Because we “forget the human being” behind the avatar — those people are able to create their illusions for a long, long time. Some of us are “natural actors” (or role-players) and will be able to maintain long-standing relationships (personal or business) for months and ages, without anyone suspecting who is behind the marvellously designed and tailored avatar. But sooner or later, our acts will catch up with us — and be prepared when that happens. The castle in the clouds will quickly fall in ruins, and there is no way you’ll be able to build it up again.
So does it mean that one should only be allowed to have “RL avatars”? This issue has been brought up over and over again. It is, like everything else, a fallacy. A RL avatar does not say anything about the person behind it. It just gives a first impression, nothing else — it’s not because you have a “RL avatar” that you’ll be trusted more. Imagine that Al Capone had joined SL with a RL avatar — would he be less of a crook? Of course not. As said, the image you present to others can influence the first impression — but it never lasts long. Your “true self” — your good and bad sides, your balance between rational and emotional thought, your altruism and egotism, all these facets of your soul — will shine through, in bright colours, sooner or later. You can’t avoid it — even if you think that “later” may mean several years
As the old saying goes, “you can fool some people all the time, or fool all people for some time, but you can’t fool all people all the time”. This is true in RL, and as true in SL as well — although so many pretend otherwise!

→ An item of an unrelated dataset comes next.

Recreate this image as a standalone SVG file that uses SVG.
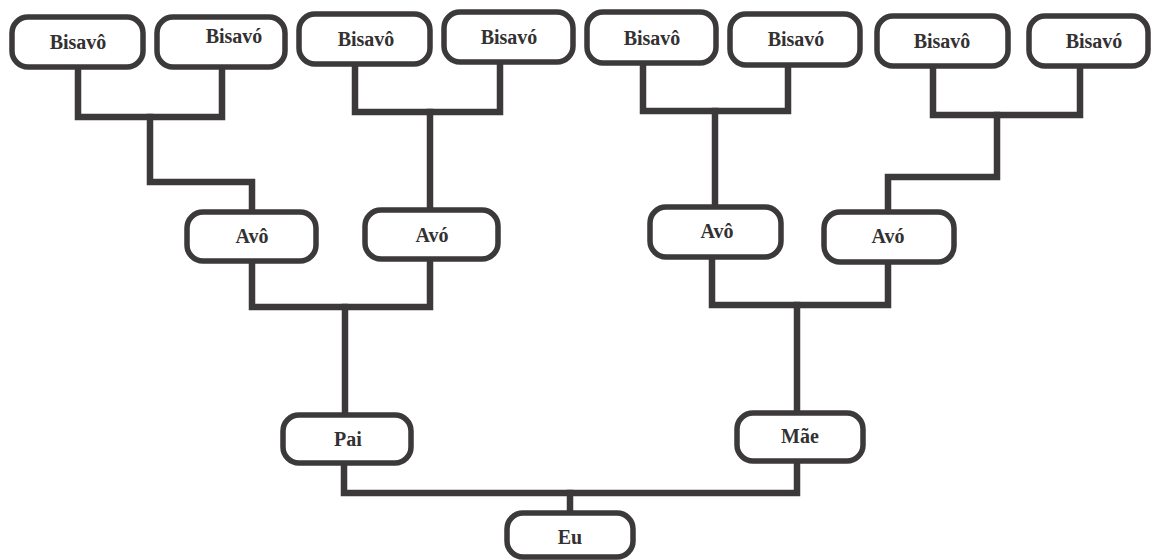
<svg xmlns="http://www.w3.org/2000/svg" width="1152" height="560" viewBox="0 0 1152 560">
<style>
.box{fill:#ffffff;stroke:#3c393a;stroke-width:5.5}
.lbl{font-family:'Liberation Serif','Times New Roman',Times,serif;font-weight:700;font-size:20px;fill:#333132;text-anchor:middle}
.con{fill:none;stroke:#3c393a;stroke-width:6.5;stroke-linejoin:miter;stroke-linecap:square}
</style>
<rect width="1152" height="560" fill="#ffffff"/>
<g id="connectors" class="con">
<path d="M78,68 V117 H222 V68"/>
<path d="M150,117 V182 H252 V210"/>
<path d="M355,65 V112 H500 V63"/>
<path d="M430,112 V208"/>
<path d="M643,64 V111 H788 V66"/>
<path d="M715,111 V205"/>
<path d="M933,67 V115 H1080 V67"/>
<path d="M997,115 V177 H888 V210"/>
<path d="M252,262 V307 H430 V260"/>
<path d="M345,307 V413"/>
<path d="M712,258 V305 H888 V263"/>
<path d="M797,305 V411"/>
<path d="M344,464 V493 H797 V462"/>
<path d="M570,493 V511"/>
</g>
<g font-family="Liberation Serif, serif">
<g id="bisavo1"><rect class="box" x="12" y="17" width="131" height="50" rx="16"/><text class="lbl" x="78" y="49">Bisavô</text></g>
<g id="bisavo2"><rect class="box" x="157" y="17" width="128" height="50" rx="16"/><text class="lbl" x="234" y="43">Bisavó</text></g>
<g id="bisavo3"><rect class="box" x="299" y="14" width="131" height="50" rx="16"/><text class="lbl" x="366" y="46">Bisavô</text></g>
<g id="bisavo4"><rect class="box" x="444" y="12" width="129" height="50" rx="16"/><text class="lbl" x="509" y="44">Bisavó</text></g>
<g id="bisavo5"><rect class="box" x="587" y="12" width="129" height="51" rx="16"/><text class="lbl" x="652" y="45">Bisavô</text></g>
<g id="bisavo6"><rect class="box" x="730" y="14" width="130" height="51" rx="16"/><text class="lbl" x="796" y="46">Bisavó</text></g>
<g id="bisavo7"><rect class="box" x="877" y="16" width="131" height="50" rx="16"/><text class="lbl" x="942" y="48">Bisavô</text></g>
<g id="bisavo8"><rect class="box" x="1029" y="16" width="119" height="50" rx="16"/><text class="lbl" x="1094" y="48">Bisavó</text></g>
<g id="avo1"><rect class="box" x="187" y="212" width="129" height="49" rx="16"/><text class="lbl" x="252" y="243">Avô</text></g>
<g id="avo2"><rect class="box" x="365" y="210" width="133" height="49" rx="16"/><text class="lbl" x="432" y="242">Avó</text></g>
<g id="avo3"><rect class="box" x="650" y="207" width="131" height="50" rx="16"/><text class="lbl" x="717" y="238">Avô</text></g>
<g id="avo4"><rect class="box" x="824" y="212" width="130" height="50" rx="16"/><text class="lbl" x="888" y="243">Avó</text></g>
<g id="pai"><rect class="box" x="283" y="415" width="128" height="48" rx="16"/><text class="lbl" x="348" y="446">Pai</text></g>
<g id="mae"><rect class="box" x="737" y="413" width="126" height="48" rx="16"/><text class="lbl" x="800" y="443">Mãe</text></g>
<g id="eu"><rect class="box" x="507" y="513" width="126" height="44" rx="16"/><text class="lbl" x="570" y="544">Eu</text></g>
</g>
</svg>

There is no intention of sounding condescending here. Over twenty years ago, a rather large group of people wrote articles and texts on “codes of conduct” for online communications — the Netiquette rules. And they had some few basic rules of common sense:
The Golden Rule — Would you say it to the person’s face?
The Silver Rule — You’re not in the centre of the Universe!
I have found out that these two have served me well in the past 15 years of online communication.